Wednesday 3 September 2008

The hinterland



T minus 12 days...

Yesterday I was out on my bike for another 60-miler. I travelled east to Linlithgow, birthplace of that old pub quiz favourite, Mary Queen of Scots. Averaged 14.7 mph on the way out! Although I had been lounging about the flat for the previous three days, and there was very little wind. Two miles before arriving home my average had reduced to 13.9, so of course I manically pedalled the last bit to get it up to 14. There were some showers and it was cold.

Glasgow and Edinburgh are the two largest cities in Scotland and less than 50 miles apart, yet the bit inbetween is a kind of “land that time forgot” wasteland. There are all these ex-mining villages and dreary towns, that no one ever goes to except for the people who live there and oddballs like me, who are drawn to depressing places. The countryside is sometimes surprisingly attractive, in a gentle, subtle way and there are some crumbly old farmhouses, but by and large it’s a disconsolate part of the country. So, today I whizzed through the nasty towns of Coatbridge and Airdrie (it’s OK, people who live in these places would never read something like this). Then through the villages of Stand, Greengairs, Slamannan, Avonbridge and Standburn. All desperate, with two lines of featureless, grey houses edging the road. No thought has gone into the layout or look of these villages and no one cares. The High Streets in the towns are full of fast-food joints, pubs, off-licences and bookies. Most of the adults are fat, and smoking as I pass them. Teenage girls walk about playing tinny music on their mobile phones, identically-groomed teenage boys wear shellsuits and fearsome expressions. Here individuality is verboten. One youth on a bike rode straight at me, to impress his friends. A dog also attacked me; a yappy black monstrosity raced after me and bit my ankle!

Standburn is the saddest of the lot. All the houses are plain until you come to this one huge nouveau riche affair, with its purposeless white pillars. Unlike the other houses it is surrounded by a fence and also features a triple garage. My belief is that it’s owned by a local lad made good, who rather than move somewhere nice, had this vast pile erected to rub the neighbours’ noses in his tasteless new money.

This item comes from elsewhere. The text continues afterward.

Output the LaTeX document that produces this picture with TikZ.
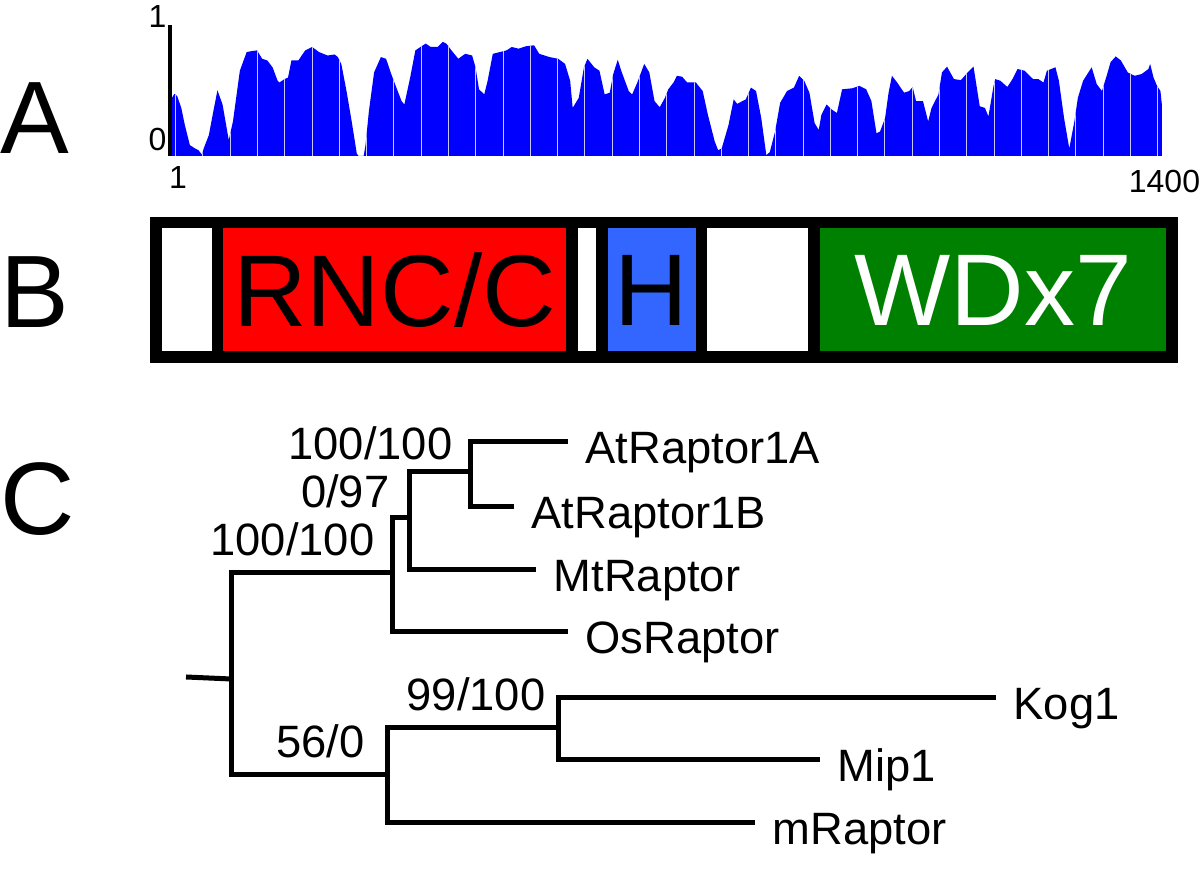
\documentclass[tikz,border=0pt]{standalone}
\usepackage{fontspec}
\setmainfont{Liberation Sans}
\usepackage{tikz}
\usetikzlibrary{positioning, calc}
\definecolor{hblue}{RGB}{51,102,255}
\definecolor{wdgreen}{RGB}{0,128,0}
\definecolor{gridlav}{RGB}{200,200,255}

\begin{document}
\begin{tikzpicture}[
    panel/.style={anchor=base west, inner sep=0, font=\fontsize{29.3}{35}\selectfont},
    dom/.style={draw, line width=0.115cm, minimum height=1.345cm, inner sep=0, outer sep=0, font=\fontsize{29}{35}\selectfont},
    axlabel/.style={inner sep=0, font=\fontsize{9.1}{11}\selectfont},
    branch/.style={line width=0.05cm},
    leaf/.style={anchor=base west, inner sep=0, xshift=0.17cm, yshift=-0.22cm, font=\fontsize{12.9}{15}\selectfont},
    supp/.style={anchor=base east, inner sep=0, font=\fontsize{12.9}{15}\selectfont}]
                    \useasboundingbox (0,0) rectangle (12,8.69);
                    % panel letters
                    \node[panel] (pA) at (0,7.15) {A};
                    \node[panel] (pB) at (0,5.41) {B};
                    \node[panel] (pC) at (0,3.34) {C};
                    % A: conservation profile
                    \begin{scope}[shift={(1.70,7.13)}, x=0.01cm, y=1.31cm]
                        \begin{scope}
                            \clip plot coordinates {(0,0) (0,0.419) (4.4,0.475) (7.2,0.457) (11.3,0.367) (14.8,0.238) (19.9,0.083) (25.1,0.057) (28.5,0.044) (32.0,0.010) (33.7,0.057) (38.9,0.160) (44.0,0.367) (47.5,0.501) (52.6,0.393) (58.8,0.121) (63.0,0.264) (69.9,0.651) (76.7,0.793) (81.9,0.801) (87.1,0.806) (92.2,0.742) (97.4,0.729) (102.6,0.677) (107.7,0.574) (109.5,0.561) (114.6,0.587) (118.1,0.599) (121.5,0.729) (128.4,0.729) (135.3,0.806) (142.2,0.832) (149.1,0.793) (157.7,0.767) (164.6,0.775) (168.0,0.755) (171.4,0.703) (176.6,0.496) (181.8,0.264) (186.9,0.018) (188.7,0) (193.8,0) (195.6,0.083) (199.0,0.341) (204.2,0.638) (211.0,0.755) (216.2,0.742) (221.4,0.625) (226.5,0.522) (231.7,0.419) (234.5,0.393) (240.3,0.599) (245.5,0.806) (250.6,0.832) (255.8,0.858) (261.0,0.832) (267.9,0.832) (273.0,0.871) (276.5,0.858) (281.6,0.806) (288.5,0.742) (295.4,0.780) (302.3,0.767) (305.7,0.677) (309.2,0.509) (314.4,0.470) (317.8,0.574) (323.0,0.780) (329.8,0.793) (336.7,0.806) (341.9,0.832) (348.8,0.819) (355.7,0.837) (364.3,0.845) (369.4,0.780) (379.8,0.755) (388.4,0.742) (395.3,0.703) (400.4,0.574) (402.9,0.367) (409.0,0.444) (414.2,0.677) (417.7,0.742) (424.5,0.677) (429.7,0.651) (434.9,0.470) (440.0,0.483) (443.5,0.625) (448.0,0.734) (452.1,0.638) (459.0,0.496) (462.4,0.470) (467.6,0.561) (474.5,0.703) (479.6,0.638) (484.8,0.419) (490.0,0.372) (495.2,0.444) (498.6,0.509) (503.8,0.561) (507.2,0.612) (512.4,0.605) (517.5,0.561) (526.2,0.561) (533.0,0.496) (538.2,0.315) (545.1,0.109) (548.5,0.044) (552.0,0.057) (558.9,0.238) (564.0,0.432) (567.5,0.398) (576.1,0.432) (581.3,0.522) (586.4,0.496) (591.6,0.289) (596.7,0.005) (600.2,0.031) (605.4,0.186) (610.5,0.406) (617.4,0.496) (624.3,0.522) (629.5,0.612) (634.6,0.574) (639.8,0.483) (645.0,0.251) (649.1,0.199) (651.8,0.315) (657.0,0.393) (662.2,0.354) (667.3,0.328) (672.5,0.509) (682.8,0.517) (689.7,0.535) (696.6,0.509) (701.8,0.419) (706.9,0.173) (710.4,0.186) (715.5,0.289) (719.0,0.483) (722.4,0.612) (727.6,0.561) (734.5,0.483) (739.7,0.496) (743.1,0.527) (746.5,0.419) (753.4,0.419) (758.6,0.264) (762.0,0.367) (768.9,0.470) (772.4,0.638) (777.5,0.682) (784.4,0.587) (791.3,0.579) (798.2,0.638) (804.0,0.682) (810.2,0.380) (815.4,0.367) (818.9,0.302) (824.0,0.535) (825.7,0.587) (830.9,0.574) (837.8,0.527) (843.0,0.587) (848.1,0.664) (855.0,0.651) (863.6,0.587) (868.8,0.587) (874.0,0.561) (877.4,0.651) (886.0,0.677) (889.4,0.574) (894.6,0.289) (899.8,0.057) (904.9,0.264) (908.4,0.444) (913.6,0.574) (922.2,0.677) (927.3,0.548) (932.5,0.496) (937.7,0.625) (941.1,0.716) (946.3,0.760) (951.4,0.729) (958.3,0.638) (965.2,0.612) (972.1,0.625) (979.0,0.664) (980.7,0.703) (984.1,0.599) (987.6,0.535) (991.0,0.496) (992.8,0.367) (993,0)} -- cycle;
                            \fill[blue] (0,0) rectangle (993,1);
                            \foreach \k in {0,...,36}
                                \draw[gridlav, line width=0.01cm] ({5.6+27.3*\k},0) -- ++(0,1);
                        \end{scope}
                        \draw[line width=0.04cm] (0,0) -- (0,1);
                    \end{scope}
                    \node[axlabel, anchor=east] (ytop) at (1.67,8.52) {1};
                    \node[axlabel, anchor=east] (ybot) at (1.67,7.29) {0};
                    \node[axlabel, anchor=west] (xfirst) at (1.685,6.91) {1};
                    \node[axlabel] (xlast) at (11.645,6.87) {1400};
                    % B: domains
                    \node[dom, minimum width=0.615cm] (w1) at (1.8675,5.79) {};
                    \node[dom, fill=red, minimum width=3.545cm, right=0cm of w1] (rnc) {RNC/C};
                    \node[dom, minimum width=0.30cm, right=0cm of rnc] (w2) {};
                    \node[dom, fill=hblue, minimum width=0.995cm, right=0cm of w2] (hd) {H};
                    \node[dom, minimum width=1.125cm, right=0cm of hd] (w3) {};
                    \node[dom, fill=wdgreen, text=white, minimum width=3.58cm, right=0cm of w3] (wd) {WDx7};
                    % C: tree
                    \coordinate (stub) at (1.86,1.92);
                    \coordinate (root) at (2.31,1.90);
                    \coordinate (pl) at (3.92,2.96);
                    \coordinate (di) at (4.09,3.51);
                    \coordinate (ar) at (4.70,3.97);
                    \coordinate (op) at (3.87,0.94);
                    \coordinate (fy) at (5.58,1.41);
                    \coordinate (tA) at (5.68,4.27);
                    \coordinate (tB) at (5.14,3.62);
                    \coordinate (tMt) at (5.36,2.99);
                    \coordinate (tOs) at (5.68,2.37);
                    \coordinate (tK) at (9.96,1.71);
                    \coordinate (tMi) at (8.20,1.09);
                    \coordinate (tmR) at (7.55,0.46);
                    \node[leaf] (atA) at (tA) {AtRaptor1A};
                    \node[leaf] (atB) at (tB) {AtRaptor1B};
                    \node[leaf] (mt) at (tMt) {MtRaptor};
                    \node[leaf] (os) at (tOs) {OsRaptor};
                    \node[leaf] (kog) at (tK) {Kog1};
                    \node[leaf] (mip) at (tMi) {Mip1};
                    \node[leaf] (mr) at (tmR) {mRaptor};
                    \draw[branch] (stub) -- (root);
                    \draw[branch] (pl) -| (root) |- (op);
                    \draw[branch] (tOs) -| (pl) |- (di);
                    \draw[branch] (tMt) -| (di) |- (ar);
                    \draw[branch] (tB) -| (ar) |- (tA);
                    \draw[branch] (tmR) -| (op) |- (fy);
                    \draw[branch] (tMi) -| (fy) |- (tK);
                    \node[supp] (s1) at (4.53,4.09) {100/100};
                    \node[supp] (s2) at (3.90,3.61) {0/97};
                    \node[supp] (s3) at (3.75,3.13) {100/100};
                    \node[supp] (s4) at (5.46,1.58) {99/100};
                    \node[supp] (s5) at (3.65,1.11) {56/0};
\end{tikzpicture}
\end{document}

There’s a wind turbine near Airdrie that takes your breath away, because unusually it’s right by the road, so you can truly appreciate the scale and seems straight out of science fiction. In Linlithgow there’s a pub called The Black Bitch, which is nothing whatsoever to do with black people or women, but a dog - that appears on the town’s coat of arms. People born here are also known as black bitches and apparently proud of the fact.

1 comment:

Yoleen said...

You'll see a lot of the nouveau riche stuff here in Bend, Oregon on your way through, but not at my house! I think you'll enjoy your ride through Eastern Oregon, because there are lots of desolate wide open spaces. I like the drive from here to Burns. Most people don't, though.